CPT Fees

voipbound wrote on Sunday, January 18, 2009:

When I set up the fees for the CPT, there are cash and insured fees.  How would I access the cash fees for my cash patients?

thank you for helping

jpmd wrote on Sunday, January 18, 2009:

What we are doing in our practices with version 2.9 is uploading all of the CPT codes then creating different price levels ie.
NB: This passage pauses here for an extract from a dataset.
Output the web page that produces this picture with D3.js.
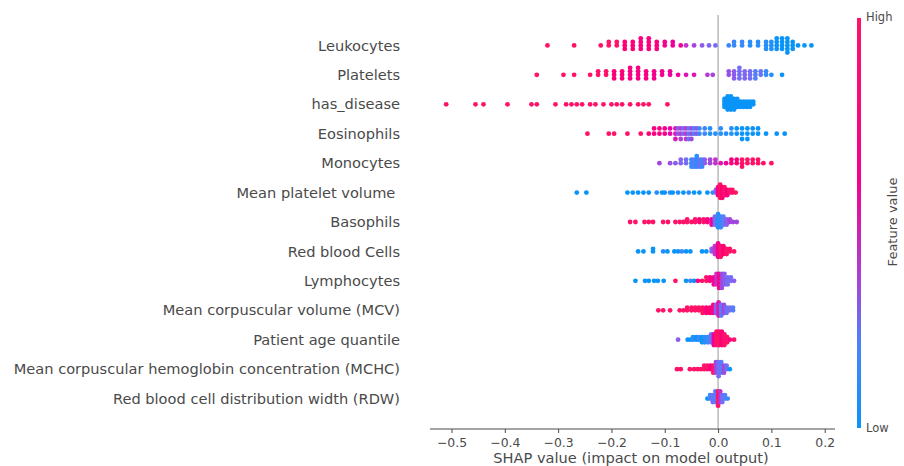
<!DOCTYPE html>
<html><head><meta charset="utf-8">
<script src="https://cdn.jsdelivr.net/npm/d3@7"></script>
<style>
body{margin:0;background:#fff;}
text{font-family:"DejaVu Sans",sans-serif;white-space:pre;}
</style></head>
<body><svg id="c" width="904" height="466"></svg>
<script>
// Feature names, top to bottom
const features = ["Leukocytes","Platelets","has_disease","Eosinophils","Monocytes","Mean platelet volume ","Basophils","Red blood Cells","Lymphocytes","Mean corpuscular volume (MCV)","Patient age quantile","Mean corpuscular hemoglobin concentration (MCHC)","Red blood cell distribution width (RDW)"];
const xTicks = [-0.5,-0.4,-0.3,-0.2,-0.1,0.0,0.1,0.2];
// Each entry: [SHAP value, feature value (0 low .. 1 high), number of samples]
const leukocytes = [[-0.32,1,1],[-0.27,1,1],[-0.22,1,1],[-0.205,1,2],[-0.19,1,2],[-0.175,0.95,3],[-0.16,0.95,3],[-0.145,0.9,4],[-0.13,0.9,4],[-0.115,0.9,3],[-0.1,0.85,2],[-0.085,0.8,2],[-0.07,0.8,1],[-0.06,0.6,1],[-0.045,0.5,1],[-0.03,0.4,1],[-0.017,0.35,1],[-0.005,0.3,1],[0.02,0.1,1],[0.03,0.1,2],[0.045,0.1,2],[0.06,0.05,2],[0.075,0.05,2],[0.09,0.05,3],[0.1,0.05,3],[0.11,0,4],[0.12,0,4],[0.13,0,5],[0.14,0,3],[0.15,0,1],[0.162,0,1],[0.175,0,1]];
const platelets = [[-0.34,1,1],[-0.29,1,1],[-0.27,1,1],[-0.24,1,1],[-0.225,1,2],[-0.21,1,2],[-0.195,0.95,3],[-0.18,0.95,3],[-0.165,0.9,4],[-0.15,0.9,4],[-0.135,0.9,3],[-0.12,0.85,3],[-0.105,0.85,2],[-0.09,0.8,2],[-0.075,0.8,1],[-0.06,0.7,1],[-0.045,0.7,1],[-0.02,0.55,1],[-0.01,0.5,1],[0.02,0.45,2],[0.03,0.4,3],[0.04,0.3,4],[0.05,0.35,3],[0.06,0.3,3],[0.07,0.2,3],[0.08,0.25,2],[0.09,0.1,2],[0.1,0.05,1],[0.12,0,1]];
const hasDisease = [[-0.51,1,1],[-0.455,1,1],[-0.44,1,1],[-0.395,1,1],[-0.35,1,1],[-0.34,1,1],[-0.305,1,1],[-0.285,1,1],[-0.275,1,1],[-0.265,1,1],[-0.255,1,1],[-0.24,1,1],[-0.23,1,1],[-0.215,1,1],[-0.2,1,1],[-0.19,1,1],[-0.18,1,1],[-0.165,1,1],[-0.15,1,1],[-0.14,1,1],[-0.13,1,1],[-0.095,1,1],[0.012,0,4],[0.018,0,6],[0.024,0,6],[0.03,0,5],[0.036,0,4],[0.042,0,3],[0.048,0,3],[0.054,0,3],[0.06,0,3],[0.066,0,2]];
const eosinophils = [[-0.245,1,1],[-0.205,1,1],[-0.195,1,1],[-0.17,1,1],[-0.145,1,1],[-0.13,0.95,1],[-0.12,0.9,2],[-0.11,0.9,2],[-0.1,0.85,2],[-0.09,0.75,2],[-0.08,0.7,3],[-0.075,0.4,2],[-0.07,0.55,3],[-0.065,0.3,2],[-0.06,0.6,3],[-0.055,0.2,3],[-0.05,0.5,3],[-0.045,0.15,2],[-0.04,0.45,2],[-0.035,0.1,2],[-0.025,0.1,2],[-0.015,0.05,2],[-0.005,0.05,1],[0.005,0.05,2],[0.015,0.05,1],[0.025,0.05,2],[0.035,0,2],[0.045,0,3],[0.055,0,3],[0.065,0,2],[0.075,0,2],[0.09,0,1],[0.11,0,1],[0.125,0,1]];
const monocytes = [[-0.11,0.5,1],[-0.09,0.45,1],[-0.08,0.4,1],[-0.07,0.35,2],[-0.06,0.3,2],[-0.05,0.1,3],[-0.045,0.2,3],[-0.04,0.05,4],[-0.035,0.3,3],[-0.03,0.1,3],[-0.025,0.4,2],[-0.015,0.5,2],[-0.005,0.6,2],[0.005,0.7,1],[0.015,0.8,1],[0.025,0.9,2],[0.035,0.95,2],[0.045,1,3],[0.055,1,2],[0.065,1,2],[0.075,1,2],[0.085,1,1],[0.1,1,1]];
const meanPlateletVolume = [[-0.265,0,1],[-0.247,0,1],[-0.17,0,1],[-0.16,0,1],[-0.15,0,1],[-0.14,0,1],[-0.13,0,1],[-0.115,0.05,1],[-0.105,0,1],[-0.1,0,1],[-0.09,0.05,1],[-0.085,0,1],[-0.075,0.05,1],[-0.065,0,1],[-0.055,0.05,1],[-0.045,0,1],[-0.035,0,1],[-0.02,0,1],[-0.01,0.1,1],[-0.004,0.4,2],[0.0,0.9,4],[0.004,1,6],[0.008,0.95,5],[0.012,1,4],[0.017,0.9,3],[0.022,1,2],[0.027,1,2],[0.033,1,1]];
const basophils = [[-0.165,1,1],[-0.155,1,1],[-0.138,1,1],[-0.13,1,1],[-0.122,1,1],[-0.103,1,1],[-0.094,1,1],[-0.08,1,1],[-0.072,1,1],[-0.065,1,1],[-0.058,1,2],[-0.05,1,1],[-0.043,1,2],[-0.035,0.95,2],[-0.027,1,2],[-0.02,0.9,2],[-0.012,0.8,3],[-0.006,0.3,4],[0,0.05,6],[0.005,0.1,5],[0.01,0.2,4],[0.016,0.4,3],[0.022,0.5,2],[0.028,0.5,1],[0.035,0.5,1]];
const redBloodCells = [[-0.15,0,1],[-0.14,0,1],[-0.122,0,2],[-0.103,0.05,1],[-0.095,0,1],[-0.082,0,1],[-0.075,0,1],[-0.068,0.1,1],[-0.06,0,1],[-0.052,0,1],[-0.03,0,1],[-0.022,0,1],[-0.012,0.4,2],[-0.006,0.6,4],[0,0.85,6],[0.005,1,5],[0.01,0.95,4],[0.016,1,3],[0.022,1,2],[0.03,1,1]];
const lymphocytes = [[-0.155,0,1],[-0.137,0,1],[-0.13,0,1],[-0.12,0,1],[-0.113,0,1],[-0.102,0,1],[-0.08,1,1],[-0.06,0,1],[-0.052,0.1,1],[-0.045,0,1],[-0.038,0.9,1],[-0.03,1,1],[-0.022,1,2],[-0.015,0.9,2],[-0.008,0.85,3],[-0.003,0.6,4],[0.002,0.9,5],[0.007,0.5,5],[0.012,0.4,4],[0.018,0.3,3],[0.024,0.3,2],[0.03,0.4,1]];
const mcv = [[-0.112,1,1],[-0.103,1,1],[-0.09,1,1],[-0.072,1,1],[-0.065,1,1],[-0.058,1,2],[-0.05,1,2],[-0.043,1,2],[-0.036,1,2],[-0.029,1,3],[-0.022,0.95,3],[-0.015,0.95,3],[-0.009,0.9,4],[-0.004,0.4,4],[0.001,0.7,6],[0.006,0.2,5],[0.011,0.5,4],[0.016,0.3,3],[0.022,0.3,2],[0.028,0.2,2]];
const ageQuantile = [[-0.075,0.4,1],[-0.057,0,1],[-0.052,0,1],[-0.047,0.05,2],[-0.041,0,2],[-0.036,0.1,2],[-0.03,0,3],[-0.025,0.05,3],[-0.019,0.1,3],[-0.013,0.3,4],[-0.008,0.8,5],[-0.003,1,6],[0.002,1,6],[0.007,0.95,6],[0.012,1,5],[0.017,1,3],[0.022,0.9,1],[0.03,1,1]];
const mchc = [[-0.077,1,1],[-0.07,1,1],[-0.053,1,1],[-0.045,1,1],[-0.038,1,1],[-0.032,1,1],[-0.026,1,2],[-0.02,1,2],[-0.014,0.9,2],[-0.009,1,3],[-0.004,0.5,4],[0.001,0.3,5],[0.006,0.2,4],[0.011,0.5,3],[0.016,0.3,2],[0.022,0,1]];
const rdw = [[-0.02,0,1],[-0.015,0.1,2],[-0.01,0.3,3],[-0.005,0.2,4],[0,1,5],[0.004,0.6,4],[0.008,0.3,3],[0.013,0.2,2],[0.018,0.1,1]];

const rows = [leukocytes,platelets,hasDisease,eosinophils,monocytes,meanPlateletVolume,basophils,redBloodCells,lymphocytes,mcv,ageQuantile,mchc,rdw];

const svg = d3.select("#c");
const x = d3.scaleLinear().domain([-0.5,0.2]).range([451.5,824.7]);
const nF = features.length;
const y = d3.scaleLinear().domain([-1,nF]).range([428,16]);
const color = d3.scaleLinear().domain([0,0.5,1]).range(["#0a94f8","#a246de","#ff1268"]).interpolate(d3.interpolateHcl);
const textCol = "#4a4a4a";

svg.append("line").attr("x1",x(0)).attr("x2",x(0)).attr("y1",15).attr("y2",429)
  .attr("stroke","#999").attr("stroke-width",1);

const g = svg.append("g");
rows.forEach((data,i)=>{
  const pos = nF-1-i;
  const pts = [];
  data.forEach(d=>{ for(let k=0;k<d[2];k++) pts.push({v:d[0],f:d[1]}); });
  pts.sort((a,b)=>a.v-b.v);
  const mn = d3.min(pts,p=>p.v), mx = d3.max(pts,p=>p.v);
  const nbins = 100;
  let last=null, layer=0;
  pts.forEach(p=>{
    const q = Math.round(nbins*(p.v-mn)/(mx-mn));
    if(q!==last) layer=0;
    p.ys = Math.ceil(layer/2)*((layer%2)*2-1);
    layer++; last=q;
  });
  const maxY = d3.max(pts,p=>p.ys+1);
  const sc = 0.9*(0.4/maxY);
  g.selectAll(null).data(pts).enter().append("circle")
    .attr("cx",p=>x(p.v)).attr("cy",p=>y(pos+p.ys*sc)).attr("r",2.4)
    .attr("fill",p=>color(p.f));
});

svg.append("g").selectAll("text").data(features).enter().append("text")
  .attr("x",400).attr("y",(d,i)=>y(nF-1-i)).attr("dy","0.35em")
  .attr("text-anchor","end").attr("font-size",14.6).attr("fill",textCol).text(d=>d);

const ax = svg.append("g").attr("transform","translate(0,429)")
  .call(d3.axisBottom(x).tickValues(xTicks).tickFormat(d3.format(".1f")).tickSize(4).tickSizeOuter(0));
ax.select(".domain").attr("d","M430,0H835").attr("stroke",textCol);
ax.selectAll(".tick line").attr("stroke",textCol);
ax.selectAll(".tick text").attr("font-size",12.4).attr("fill",textCol).attr("font-family","DejaVu Sans").attr("dy","0.85em");
svg.append("text").attr("x",631).attr("y",463).attr("text-anchor","middle")
  .attr("font-size",14.6).attr("fill",textCol).text("SHAP value (impact on model output)");

const defs = svg.append("defs");
const grad = defs.append("linearGradient").attr("id","cb").attr("x1",0).attr("y1",0).attr("x2",0).attr("y2",1);
[[0,1],[0.4,0.85],[0.65,0.5],[0.8,0.15],[1,0]].forEach(s=>grad.append("stop").attr("offset",s[0]).attr("stop-color",color(s[1])));
svg.append("rect").attr("x",857).attr("y",18).attr("width",4).attr("height",410).attr("fill","url(#cb)");
svg.append("text").attr("x",866).attr("y",17).attr("dy","0.35em").attr("font-size",11.5).attr("fill",textCol).text("High");
svg.append("text").attr("x",866).attr("y",428).attr("dy","0.35em").attr("font-size",11.5).attr("fill",textCol).text("Low");
svg.append("text").attr("transform","translate(897,222) rotate(-90)").attr("text-anchor","middle")
  .attr("font-size",13).attr("fill",textCol).text("Feature value");
</script></body></html>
Standard, Medicare Allowable, Self Pay, etc.

In the demographic section we turned on the Price level field and made it required.  When you edit or add prices for your CPT codes then it will assign the correct charge for your patient/client based on the fee schedule you have created.

One problem that we encountered was that if the demographic section was not saved or updated properly and  there was no price level assigned to a patient then it would drop a zero dollar charge.  This is corrected by assigning the price level to the patient and reentering the charge.

Hope this helps.

Jude A. Pierre, MD
Phyaura, LLC
www.phyaura.com

voipbound wrote on Monday, January 19, 2009:

I figured it out.  I had to go into Admin, then layouts and then to Demographics.  then to priced level.  The default was unused.  I switched it to optional instead required.  Either one will work.  After this, I see price level in Demographic where I register patient.

thank you so much for leading me to this option.

dynomite wrote on Wednesday, March 18, 2009:

Thanks for sharing the information.

ideaman911 wrote on Thursday, March 19, 2009:

Hi;

An alternative to the listed approach is to create added CPT codes with a trailing letter, for example, in Superbill and then in Admin - Lists - Fee Sheet create other groups in which you will group them.  We prefer to put the CPT code in the text (it requires a single-digit "position" code which will then self-sort by subsequent characters) followed by its description separated by a hyphen and spaces.  That allows discrete CPT pricing which is not a percentage nor discount, but explicit per CPT.

With Psyche as the primary service, the lists are pretty small.  I am not sure that would work as well for a broader service clinic.